[Code that draws figures]

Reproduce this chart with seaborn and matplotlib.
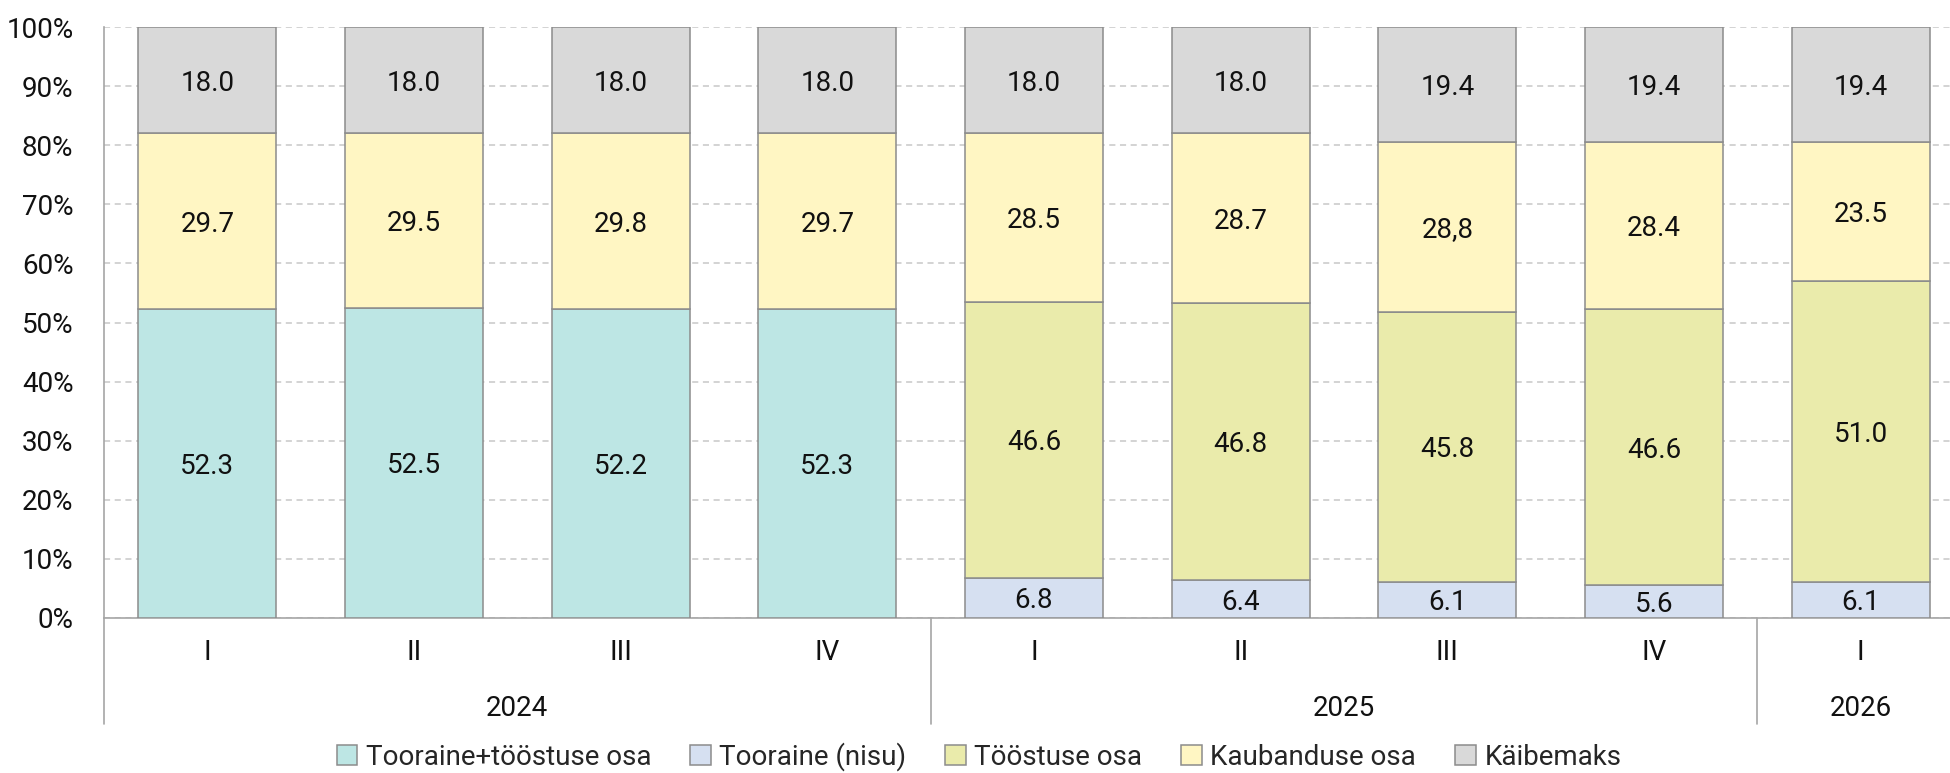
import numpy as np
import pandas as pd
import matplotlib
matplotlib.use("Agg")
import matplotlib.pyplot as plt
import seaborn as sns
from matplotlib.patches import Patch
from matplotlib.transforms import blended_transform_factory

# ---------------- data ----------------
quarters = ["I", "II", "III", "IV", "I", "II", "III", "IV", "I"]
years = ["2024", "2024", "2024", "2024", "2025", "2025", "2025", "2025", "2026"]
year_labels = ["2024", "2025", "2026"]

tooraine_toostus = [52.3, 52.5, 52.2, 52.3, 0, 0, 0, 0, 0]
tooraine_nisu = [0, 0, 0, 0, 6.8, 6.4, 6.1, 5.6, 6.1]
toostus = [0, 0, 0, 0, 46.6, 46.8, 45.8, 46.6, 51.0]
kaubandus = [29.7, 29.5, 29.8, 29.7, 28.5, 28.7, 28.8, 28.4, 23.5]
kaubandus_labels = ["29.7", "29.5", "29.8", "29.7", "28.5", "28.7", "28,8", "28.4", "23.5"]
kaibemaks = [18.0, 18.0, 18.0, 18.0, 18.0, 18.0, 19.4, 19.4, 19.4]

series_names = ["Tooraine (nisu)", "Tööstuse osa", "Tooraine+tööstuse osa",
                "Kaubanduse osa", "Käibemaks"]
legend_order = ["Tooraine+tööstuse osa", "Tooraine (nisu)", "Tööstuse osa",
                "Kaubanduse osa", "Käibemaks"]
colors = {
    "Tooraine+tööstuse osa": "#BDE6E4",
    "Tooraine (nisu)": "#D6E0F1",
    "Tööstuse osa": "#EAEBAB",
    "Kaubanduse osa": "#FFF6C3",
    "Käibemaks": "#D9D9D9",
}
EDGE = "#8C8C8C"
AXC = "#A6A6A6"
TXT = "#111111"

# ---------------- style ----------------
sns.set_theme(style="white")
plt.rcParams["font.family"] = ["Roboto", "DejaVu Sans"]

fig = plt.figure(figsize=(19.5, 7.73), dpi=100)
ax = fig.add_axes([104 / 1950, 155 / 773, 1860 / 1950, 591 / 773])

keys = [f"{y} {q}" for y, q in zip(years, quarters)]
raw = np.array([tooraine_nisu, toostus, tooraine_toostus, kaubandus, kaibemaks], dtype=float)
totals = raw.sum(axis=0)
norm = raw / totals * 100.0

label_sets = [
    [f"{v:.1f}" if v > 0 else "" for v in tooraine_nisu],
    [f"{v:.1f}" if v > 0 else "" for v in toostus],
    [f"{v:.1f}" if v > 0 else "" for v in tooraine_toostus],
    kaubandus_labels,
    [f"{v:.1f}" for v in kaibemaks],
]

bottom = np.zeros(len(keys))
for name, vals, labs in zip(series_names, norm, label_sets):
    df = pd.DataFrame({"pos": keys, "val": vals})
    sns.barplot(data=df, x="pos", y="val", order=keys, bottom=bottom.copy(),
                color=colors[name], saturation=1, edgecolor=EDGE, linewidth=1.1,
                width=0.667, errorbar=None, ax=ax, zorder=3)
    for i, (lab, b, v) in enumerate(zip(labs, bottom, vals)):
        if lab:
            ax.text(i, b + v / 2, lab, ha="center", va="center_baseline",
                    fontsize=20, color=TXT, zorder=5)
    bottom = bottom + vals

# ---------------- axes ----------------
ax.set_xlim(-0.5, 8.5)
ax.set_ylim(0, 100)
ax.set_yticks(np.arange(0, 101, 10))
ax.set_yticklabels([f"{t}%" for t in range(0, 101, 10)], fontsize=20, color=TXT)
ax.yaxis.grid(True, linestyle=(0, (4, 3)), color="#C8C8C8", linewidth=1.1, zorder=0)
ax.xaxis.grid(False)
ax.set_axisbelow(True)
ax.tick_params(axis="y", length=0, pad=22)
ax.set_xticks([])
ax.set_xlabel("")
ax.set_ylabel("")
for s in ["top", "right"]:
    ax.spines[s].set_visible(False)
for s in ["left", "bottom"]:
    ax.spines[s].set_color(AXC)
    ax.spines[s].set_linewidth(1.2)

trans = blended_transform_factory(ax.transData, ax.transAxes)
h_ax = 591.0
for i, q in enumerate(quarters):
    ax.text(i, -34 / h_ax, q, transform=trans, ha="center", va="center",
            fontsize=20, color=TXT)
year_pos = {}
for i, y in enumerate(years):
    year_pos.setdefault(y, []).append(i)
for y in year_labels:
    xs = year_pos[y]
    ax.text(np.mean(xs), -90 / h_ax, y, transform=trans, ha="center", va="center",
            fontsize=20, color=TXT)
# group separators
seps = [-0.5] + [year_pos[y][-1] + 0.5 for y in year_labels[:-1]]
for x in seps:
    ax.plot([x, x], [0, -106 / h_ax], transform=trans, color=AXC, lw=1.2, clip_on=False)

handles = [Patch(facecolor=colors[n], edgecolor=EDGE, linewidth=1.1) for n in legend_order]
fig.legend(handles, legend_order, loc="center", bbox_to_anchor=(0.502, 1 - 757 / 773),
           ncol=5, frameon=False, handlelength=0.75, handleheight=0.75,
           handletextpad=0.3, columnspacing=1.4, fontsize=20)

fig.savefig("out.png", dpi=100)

==

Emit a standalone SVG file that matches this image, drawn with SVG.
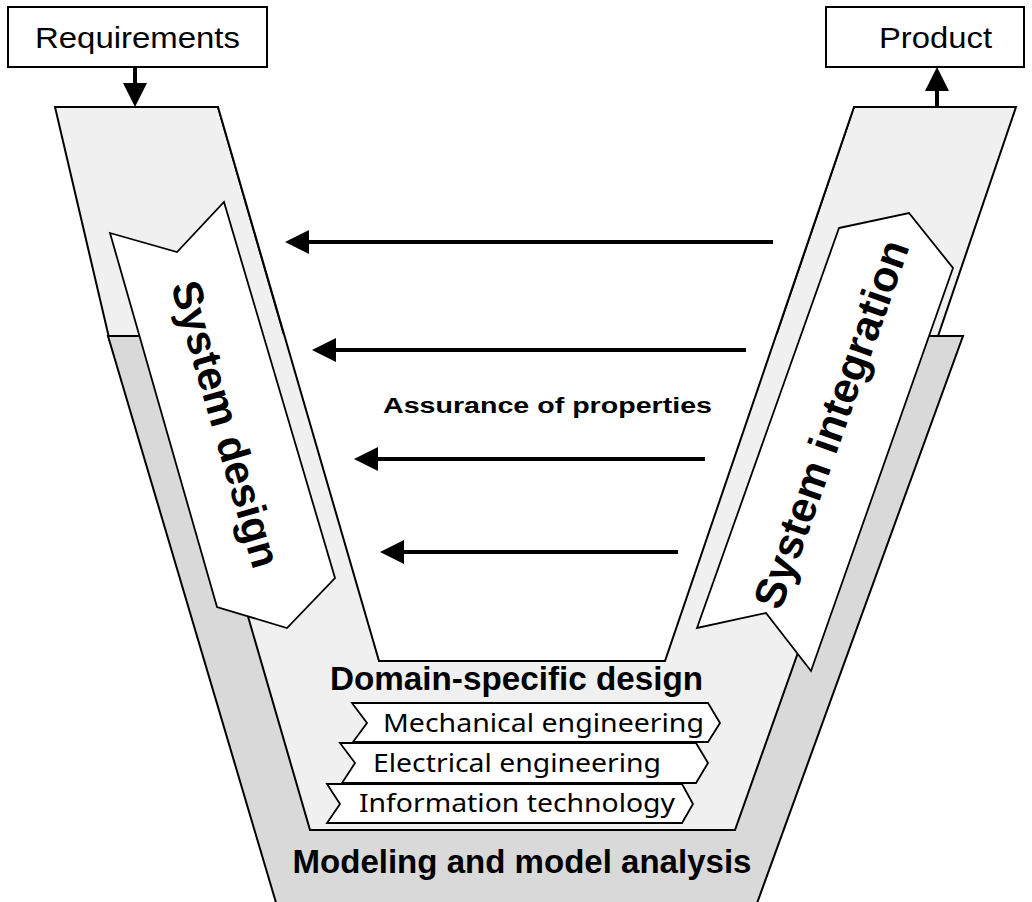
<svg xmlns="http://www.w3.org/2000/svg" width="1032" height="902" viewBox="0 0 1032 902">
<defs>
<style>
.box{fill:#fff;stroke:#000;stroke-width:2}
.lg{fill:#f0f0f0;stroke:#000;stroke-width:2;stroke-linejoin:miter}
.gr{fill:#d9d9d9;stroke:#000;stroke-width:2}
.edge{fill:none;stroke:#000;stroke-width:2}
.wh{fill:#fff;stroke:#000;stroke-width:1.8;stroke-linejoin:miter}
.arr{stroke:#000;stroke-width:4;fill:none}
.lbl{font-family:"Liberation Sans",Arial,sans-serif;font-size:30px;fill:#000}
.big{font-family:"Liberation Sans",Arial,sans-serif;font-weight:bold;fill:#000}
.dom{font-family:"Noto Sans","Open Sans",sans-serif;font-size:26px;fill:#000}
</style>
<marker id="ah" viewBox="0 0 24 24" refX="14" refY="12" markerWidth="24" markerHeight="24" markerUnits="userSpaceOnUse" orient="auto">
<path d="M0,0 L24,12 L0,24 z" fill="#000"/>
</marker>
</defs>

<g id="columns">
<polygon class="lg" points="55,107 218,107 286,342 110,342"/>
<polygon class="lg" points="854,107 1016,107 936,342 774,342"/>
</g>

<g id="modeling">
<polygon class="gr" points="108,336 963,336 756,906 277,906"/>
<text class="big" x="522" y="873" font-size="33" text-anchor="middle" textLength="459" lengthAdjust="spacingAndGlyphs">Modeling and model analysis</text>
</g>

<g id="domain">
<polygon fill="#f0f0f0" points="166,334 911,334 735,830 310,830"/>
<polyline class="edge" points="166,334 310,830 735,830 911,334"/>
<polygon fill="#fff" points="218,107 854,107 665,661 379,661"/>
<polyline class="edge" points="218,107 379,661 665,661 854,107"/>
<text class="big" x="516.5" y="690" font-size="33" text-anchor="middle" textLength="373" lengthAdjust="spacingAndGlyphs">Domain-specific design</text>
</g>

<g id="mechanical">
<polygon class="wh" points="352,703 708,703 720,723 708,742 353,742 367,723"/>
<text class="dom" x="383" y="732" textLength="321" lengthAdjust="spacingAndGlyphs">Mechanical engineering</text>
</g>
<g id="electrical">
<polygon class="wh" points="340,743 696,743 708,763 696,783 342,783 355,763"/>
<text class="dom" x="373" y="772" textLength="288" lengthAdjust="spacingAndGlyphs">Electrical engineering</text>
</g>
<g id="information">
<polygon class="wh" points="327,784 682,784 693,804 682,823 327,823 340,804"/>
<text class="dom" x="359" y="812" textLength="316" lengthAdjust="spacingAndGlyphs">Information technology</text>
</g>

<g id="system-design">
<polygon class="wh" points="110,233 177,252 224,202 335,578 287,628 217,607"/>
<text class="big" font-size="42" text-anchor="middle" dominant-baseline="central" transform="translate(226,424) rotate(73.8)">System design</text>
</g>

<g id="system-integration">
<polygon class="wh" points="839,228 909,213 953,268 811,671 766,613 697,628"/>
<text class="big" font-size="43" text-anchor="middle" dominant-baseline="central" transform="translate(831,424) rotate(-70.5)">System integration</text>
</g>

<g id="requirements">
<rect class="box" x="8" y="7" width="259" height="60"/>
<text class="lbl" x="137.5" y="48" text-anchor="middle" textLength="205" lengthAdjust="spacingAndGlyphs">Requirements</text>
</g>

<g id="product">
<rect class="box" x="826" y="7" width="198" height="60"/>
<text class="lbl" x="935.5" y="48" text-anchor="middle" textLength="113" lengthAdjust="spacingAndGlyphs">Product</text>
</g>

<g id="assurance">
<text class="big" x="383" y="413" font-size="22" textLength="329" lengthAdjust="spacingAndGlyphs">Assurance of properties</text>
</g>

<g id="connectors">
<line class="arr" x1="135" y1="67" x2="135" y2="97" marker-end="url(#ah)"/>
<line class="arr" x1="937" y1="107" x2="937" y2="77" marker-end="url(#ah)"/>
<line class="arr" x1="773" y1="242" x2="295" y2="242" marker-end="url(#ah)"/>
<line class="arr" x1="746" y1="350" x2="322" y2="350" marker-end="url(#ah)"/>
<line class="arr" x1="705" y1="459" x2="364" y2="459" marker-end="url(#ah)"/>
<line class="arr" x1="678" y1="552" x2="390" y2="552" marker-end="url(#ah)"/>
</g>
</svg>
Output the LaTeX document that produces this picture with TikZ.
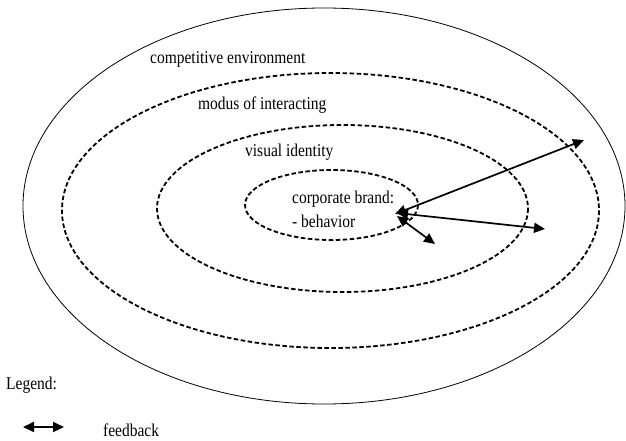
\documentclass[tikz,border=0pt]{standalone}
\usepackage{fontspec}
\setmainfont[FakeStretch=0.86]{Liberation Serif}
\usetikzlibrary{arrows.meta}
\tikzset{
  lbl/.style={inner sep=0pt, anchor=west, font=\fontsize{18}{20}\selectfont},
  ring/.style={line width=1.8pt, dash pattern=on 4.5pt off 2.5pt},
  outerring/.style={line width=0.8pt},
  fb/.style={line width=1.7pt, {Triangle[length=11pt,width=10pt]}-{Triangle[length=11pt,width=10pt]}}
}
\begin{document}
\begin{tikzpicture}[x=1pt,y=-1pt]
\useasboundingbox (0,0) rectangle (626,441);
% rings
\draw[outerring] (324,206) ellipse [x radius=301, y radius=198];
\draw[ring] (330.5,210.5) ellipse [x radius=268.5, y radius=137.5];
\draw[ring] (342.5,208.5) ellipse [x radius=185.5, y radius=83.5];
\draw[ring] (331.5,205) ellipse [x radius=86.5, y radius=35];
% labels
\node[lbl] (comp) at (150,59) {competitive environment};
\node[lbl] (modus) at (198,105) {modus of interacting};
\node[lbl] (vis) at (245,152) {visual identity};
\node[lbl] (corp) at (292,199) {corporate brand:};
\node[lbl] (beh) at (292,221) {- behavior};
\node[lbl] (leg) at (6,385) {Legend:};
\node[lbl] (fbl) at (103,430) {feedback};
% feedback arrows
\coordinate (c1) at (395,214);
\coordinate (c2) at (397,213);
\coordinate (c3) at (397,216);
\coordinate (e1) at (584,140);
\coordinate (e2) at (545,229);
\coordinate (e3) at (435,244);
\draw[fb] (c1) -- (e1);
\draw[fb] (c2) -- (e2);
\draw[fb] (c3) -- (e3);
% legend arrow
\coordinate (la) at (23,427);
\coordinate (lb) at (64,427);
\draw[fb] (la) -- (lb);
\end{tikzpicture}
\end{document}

Exercise instructions → What lines above run from the one with "Reproduce this chart" to the one with "from matplotlib.transforms import"? Give them again exactly, ends included, and leave the pictures out.

Task result →
Reproduce this chart with seaborn and matplotlib.
import numpy as np
import pandas as pd
import matplotlib
matplotlib.use("Agg")
import matplotlib.pyplot as plt
import seaborn as sns
from matplotlib.patches import Patch
from matplotlib.transforms import blended_transform_factory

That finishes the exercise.